If I was not so anxious, I swear I would stop the car right here, offload Salt in the middle of the highway, and drive off yelling “relax, don’t worry, you’ll be fine!!” I thought to myself. But I regained my sanity, and just ignored his irritating rational reply.
So destination reached, message still unread. I called…just rang…..that is kind of a good sign. That means the phone is still on. Meantime, out of the corner of my eye, I see Salt messaging and calling like blazes, who I can only assume was his brother. Heaven help him if it was not!! After about ten calls, Salt suggests we go into the shop to do what we needed to do, again telling me to relax.
‘What do you want to do mom?” he asked very soon after we entered the shop, realising that I was not going to be of any use to anyone, as my mind was now racing around like a race car.

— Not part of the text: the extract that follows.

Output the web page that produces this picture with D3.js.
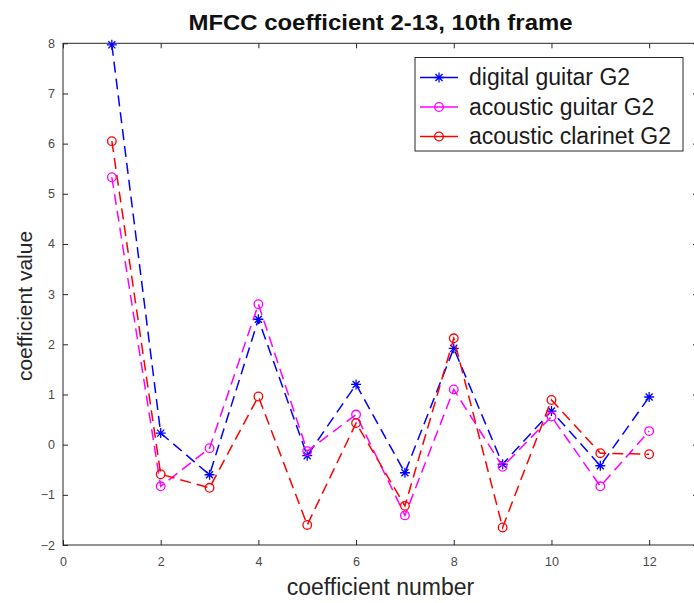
<!DOCTYPE html>
<html>
<head>
<meta charset="utf-8">
<script src="https://cdn.jsdelivr.net/npm/d3@7"></script>
<style>
    body { margin: 0; background: #fff; }
    text { font-family: "Liberation Sans", Arial, Helvetica, sans-serif; }
</style>
</head>
<body>
<svg id="chart" width="694" height="603"></svg>
<script>
// data
const coefficientNumbers = [1, 2, 3, 4, 5, 6, 7, 8, 9, 10, 11, 12];
const digitalGuitar = [7.97, 0.23, -0.6, 2.5, -0.22, 1.2, -0.56, 1.92, -0.39, 0.67, -0.42, 0.95];
const acousticGuitar = [5.33, -0.83, -0.07, 2.8, -0.13, 0.6, -1.41, 1.1, -0.44, 0.56, -0.83, 0.27];
const acousticClarinet = [6.05, -0.59, -0.86, 0.96, -1.6, 0.43, -1.22, 2.12, -1.65, 0.89, -0.17, -0.19];
const seriesNames = ['digital guitar G2', 'acoustic guitar G2', 'acoustic clarinet G2'];
const xTicks = [0, 2, 4, 6, 8, 10, 12];
const yTicks = [-2, -1, 0, 1, 2, 3, 4, 5, 6, 7, 8];

const series = [
    { name: seriesNames[0], values: digitalGuitar, color: '#0000ff', marker: 'star' },
    { name: seriesNames[1], values: acousticGuitar, color: '#ff00ff', marker: 'circle' },
    { name: seriesNames[2], values: acousticClarinet, color: '#ff0000', marker: 'circle' }
];

const svg = d3.select('#chart');
const plotLeft = 63, plotRight = 698, plotTop = 43.3, plotBottom = 545;
const axisColor = '#262626';

const x = d3.scaleLinear().domain([0, 13]).range([plotLeft, plotRight]);
const y = d3.scaleLinear().domain([-2, 8]).range([plotBottom, plotTop]);

// axes, MATLAB style: ticks inward on all four sides
function styleAxis(g) {
    g.select('.domain').remove();
    g.selectAll('line').attr('stroke', axisColor);
    g.selectAll('text')
        .attr('fill', '#4a4a4a')
        .style('font-size', '12.5px');
}

svg.append('g')
    .attr('transform', `translate(0,${plotBottom})`)
    .call(d3.axisBottom(x).tickValues(xTicks).tickSize(-5).tickPadding(12))
    .call(styleAxis);
svg.append('g')
    .attr('transform', `translate(0,${plotTop})`)
    .call(d3.axisTop(x).tickValues(xTicks).tickSize(-5).tickFormat(''))
    .call(styleAxis);
svg.append('g')
    .attr('transform', `translate(${plotLeft},0)`)
    .call(d3.axisLeft(y).tickValues(yTicks).tickSize(-5).tickPadding(8))
    .call(styleAxis);
svg.append('g')
    .attr('transform', `translate(${plotRight},0)`)
    .call(d3.axisRight(y).tickValues(yTicks).tickSize(-5).tickFormat(''))
    .call(styleAxis);

svg.append('rect')
    .attr('x', plotLeft)
    .attr('y', plotTop)
    .attr('width', plotRight - plotLeft)
    .attr('height', plotBottom - plotTop)
    .attr('fill', 'none')
    .attr('stroke', axisColor)
    .attr('stroke-width', 1);

// lines
const line = d3.line()
    .x((d, i) => x(coefficientNumbers[i]))
    .y(d => y(d));

const starPath = r => {
    const a = r * Math.SQRT1_2;
    return `M${-r},0L${r},0M0,${-r}L0,${r}M${-a},${-a}L${a},${a}M${-a},${a}L${a},${-a}`;
};

function drawMarker(g, marker, color) {
    if (marker === 'star') {
        g.append('path')
            .attr('d', starPath(5))
            .attr('stroke', color)
            .attr('stroke-width', 1.3)
            .attr('fill', 'none');
    } else {
        g.append('circle')
            .attr('r', 4.3)
            .attr('stroke', color)
            .attr('stroke-width', 1.3)
            .attr('fill', 'none');
    }
}

const plot = svg.append('g');

series.forEach(s => {
    plot.append('path')
        .attr('d', line(s.values))
        .attr('fill', 'none')
        .attr('stroke', s.color)
        .attr('stroke-width', 1.5)
        .attr('stroke-dasharray', '11,6');
    plot.selectAll(null)
        .data(s.values)
        .enter()
        .append('g')
        .attr('transform', (d, i) => `translate(${x(coefficientNumbers[i])},${y(d)})`)
        .each(function () { drawMarker(d3.select(this), s.marker, s.color); });
});

// title and axis labels
svg.append('text')
    .attr('x', (plotLeft + plotRight) / 2)
    .attr('y', 30)
    .attr('text-anchor', 'middle')
    .attr('fill', '#111')
    .style('font-size', '22px')
    .style('font-weight', 'bold')
    .attr('textLength', 384)
    .attr('lengthAdjust', 'spacingAndGlyphs')
    .text('MFCC coefficient 2-13, 10th frame');

svg.append('text')
    .attr('x', 380.5)
    .attr('y', 595)
    .attr('text-anchor', 'middle')
    .attr('fill', '#262626')
    .style('font-size', '23px')
    .text('coefficient number');

svg.append('text')
    .attr('transform', 'translate(32,306) rotate(-90)')
    .attr('text-anchor', 'middle')
    .attr('fill', '#262626')
    .style('font-size', '21px')
    .text('coefficient value');

// legend
const legend = svg.append('g');
legend.append('rect')
    .attr('x', 415)
    .attr('y', 57.5)
    .attr('width', 268)
    .attr('height', 93.5)
    .attr('fill', '#fff')
    .attr('stroke', axisColor)
    .attr('stroke-width', 1);

const legendRows = legend.selectAll('g.row')
    .data(series)
    .enter()
    .append('g')
    .attr('class', 'row')
    .attr('transform', (d, i) => `translate(0,${77.5 + i * 29.5})`);

legendRows.append('line')
    .attr('x1', 420)
    .attr('x2', 458)
    .attr('stroke', d => d.color)
    .attr('stroke-width', 1.5);
legendRows.append('g')
    .attr('transform', 'translate(439,0)')
    .each(function (d) { drawMarker(d3.select(this), d.marker, d.color); });
legendRows.append('text')
    .attr('x', 469)
    .attr('y', 7.5)
    .attr('fill', '#1a1a1a')
    .style('font-size', '23px')
    .text(d => d.name);
</script>
</body>
</html>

“Let’s drive to his work,” I replied with the OBVIOUS plan of action.
“And then what?” he asked
“Well then we can see if the road is clear, and if he arrived at work,” I said, all of which made perfect sense to me.

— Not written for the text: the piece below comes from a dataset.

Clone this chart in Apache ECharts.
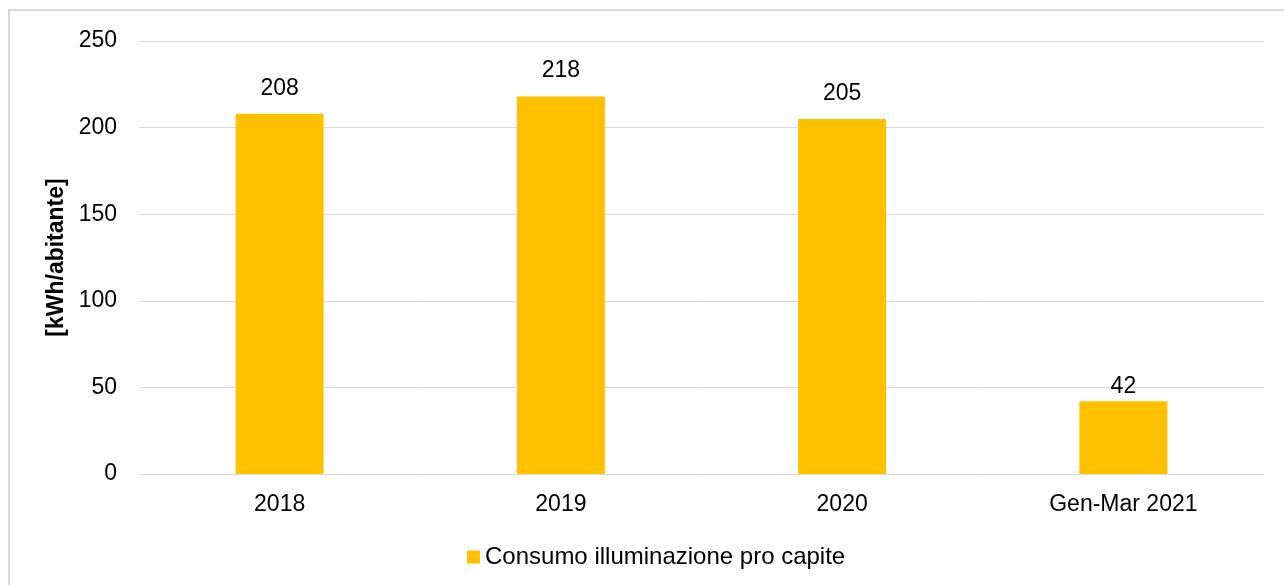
<!DOCTYPE html>
<html>
<head>
<meta charset="utf-8">
<script src="https://cdn.jsdelivr.net/npm/echarts@6/dist/echarts.min.js"></script>
<style>
html,body{margin:0;padding:0;background:#fff;}
#chart{width:1284px;height:585px;}
</style>
</head>
<body>
<div id="chart"></div>
<script>
const categories = ['2018', '2019', '2020', 'Gen-Mar 2021'];
const values = [208, 218, 205, 42];
const seriesName = 'Consumo illuminazione pro capite';
const yAxisTitle = '[kWh/abitante]';
const labelDistances = [14, 14, 14, 3];

const chart = echarts.init(document.getElementById('chart'));
const font = 'Liberation Sans, Arial, sans-serif';
chart.setOption({
  animation: false,
  textStyle: { fontFamily: font },
  graphic: [{
    type: 'rect',
    shape: { x: 9, y: 10, width: 1400, height: 700 },
    style: { fill: 'none', stroke: '#d9d9d9', lineWidth: 2 },
    silent: true, z: -1
  }],
  grid: { left: 139, right: 20, top: 41, bottom: 111 },
  legend: {
    data: [seriesName],
    left: 462, top: 540,
    icon: 'rect', itemWidth: 13, itemHeight: 13, itemGap: 5,
    textStyle: { fontSize: 24, color: '#000', fontFamily: font }
  },
  xAxis: {
    type: 'category',
    data: categories,
    axisLine: { show: false },
    axisTick: { show: false },
    axisLabel: { fontSize: 23, color: '#000', margin: 19, fontFamily: font }
  },
  yAxis: {
    type: 'value',
    min: 0, max: 250, interval: 50,
    name: yAxisTitle,
    nameLocation: 'middle',
    nameGap: 68,
    nameTextStyle: { fontSize: 23, fontWeight: 'bold', color: '#000', fontFamily: font },
    axisLine: { show: false },
    axisTick: { show: false },
    axisLabel: { fontSize: 23, color: '#000', margin: 22, fontFamily: font },
    splitLine: { lineStyle: { color: '#d9d9d9', width: 1 } }
  },
  series: [{
    type: 'bar',
    name: seriesName,
    data: values.map((v, i) => ({ value: v, label: { distance: labelDistances[i] } })),
    barWidth: 88,
    itemStyle: { color: '#ffc000' },
    label: { show: true, position: 'top', fontSize: 23, color: '#000', fontFamily: font }
  }]
});
</script>
</body>
</html>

So there we were…….doing what I would imagine ANY mother would do. Thank all the puppies and kittens, there was no sign of any accident on the way there. Being a Saturday, his workplace was totally deserted and closed up. No problem…..I found a security guard, and explained that I somehow needed to know whether my child arrived at work. This sweet man then went to check the cameras, came rushing back (skipping more like it), so excited to deliver the good news, that he had seen Pepper’s registration number in the parking. By that stage, I had aged 20 years, lost 20 kilos and damaged my nerve endings irreparably. But what a relief!!

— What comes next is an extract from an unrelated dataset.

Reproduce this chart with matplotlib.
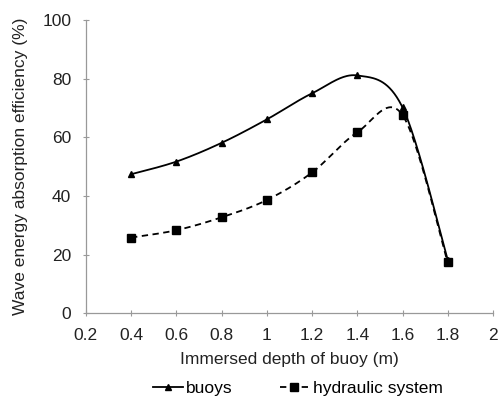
import matplotlib.pyplot as plt
import numpy as np

plt.rcParams['font.family'] = ['Liberation Sans', 'DejaVu Sans']

depth = [0.4, 0.6, 0.8, 1.0, 1.2, 1.4, 1.6, 1.8]
buoys = [47.4, 51.7, 58.1, 66.1, 75.0, 81.1, 70.2, 18.2]
hydraulic = [25.8, 28.3, 32.7, 38.6, 48.0, 61.7, 67.6, 17.3]

xticks = [0.2, 0.4, 0.6, 0.8, 1, 1.2, 1.4, 1.6, 1.8, 2]
xticklabels = ['0.2', '0.4', '0.6', '0.8', '1', '1.2', '1.4', '1.6', '1.8', '2']
yticks = [0, 20, 40, 60, 80, 100]


def smooth(x, y, n=40):
    # excel-like smoothed line: bezier segments with catmull-rom control points
    x = np.asarray(x, float)
    y = np.asarray(y, float)
    xs, ys = [], []
    for i in range(len(x) - 1):
        i0 = max(i - 1, 0)
        i3 = min(i + 2, len(x) - 1)
        p0 = np.array([x[i], y[i]])
        p3 = np.array([x[i + 1], y[i + 1]])
        p1 = p0 + (np.array([x[i + 1], y[i + 1]]) - np.array([x[i0], y[i0]])) / 6
        p2 = p3 - (np.array([x[i3], y[i3]]) - np.array([x[i], y[i]])) / 6
        t = np.linspace(0, 1, n)[:, None]
        pts = ((1 - t) ** 3) * p0 + 3 * ((1 - t) ** 2) * t * p1 + 3 * (1 - t) * t ** 2 * p2 + t ** 3 * p3
        xs.extend(pts[:, 0])
        ys.extend(pts[:, 1])
    return xs, ys


fig = plt.figure(figsize=(4.99, 4.01), dpi=100)
ax = fig.add_axes([0.172, 0.219, 0.816, 0.731])

sx, sy = smooth(depth, buoys)
l1, = ax.plot(sx, sy, color='black', lw=1.3)
m1, = ax.plot(depth, buoys, ls='none', marker='^', ms=5, color='black')

sx, sy = smooth(depth, hydraulic)
l2, = ax.plot(sx, sy, color='black', lw=1.3, dashes=(3.5, 2.5))
m2, = ax.plot(depth, hydraulic, ls='none', marker='s', ms=5.5, color='black')

ax.set_xlim(0.2, 2)
ax.set_ylim(0, 100)
ax.set_xticks(xticks)
ax.set_xticklabels(xticklabels)
ax.set_yticks(yticks)

for s in ['top', 'right']:
    ax.spines[s].set_visible(False)
for s in ['left', 'bottom']:
    ax.spines[s].set_color('#999999')
    ax.spines[s].set_linewidth(0.9)
ax.tick_params(direction='inout', length=5, width=0.8, color='#999999',
               labelsize=12.5, labelcolor='#222222', pad=8)

ax.set_xlabel('Immersed depth of buoy (m)', fontsize=12.5, color='#222222', labelpad=7)
ax.set_ylabel('Wave energy absorption efficiency (%)', fontsize=12.5, color='#222222', labelpad=10)

fig.legend([(l1, m1), (l2, m2)], ['buoys', 'hydraulic system'],
           loc='lower center', bbox_to_anchor=(0.597, -0.018), ncol=2, frameon=False,
           fontsize=12.5, handlelength=1.7, handletextpad=0.2, columnspacing=2.7,
           borderpad=0.2)

plt.savefig('out.png', dpi=100)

Anyway…driving home, I mentioned to Salt that perhaps I should have asked if I could go into the parking. Pepper’s lack of response still made no sense. Maybe he was in the car, and ….well….again…that needs to remain in my head. Or maybe he got the registration wrong…..or….so many thoughts…too many thoughts…..
“Why don’t we go back, and you can ask if the security guard will let you go in and see him,’’ Salt mumbled, which of course I took seriously.
‘’I really should have done that rather’’ I replied.
‘’MOOOOOOOOMMMMMMM can we just go home…..he is FINE….RELAX!!’’ an exasperated Salt yelled.
So my question still remains….are single mothers over protective of their children?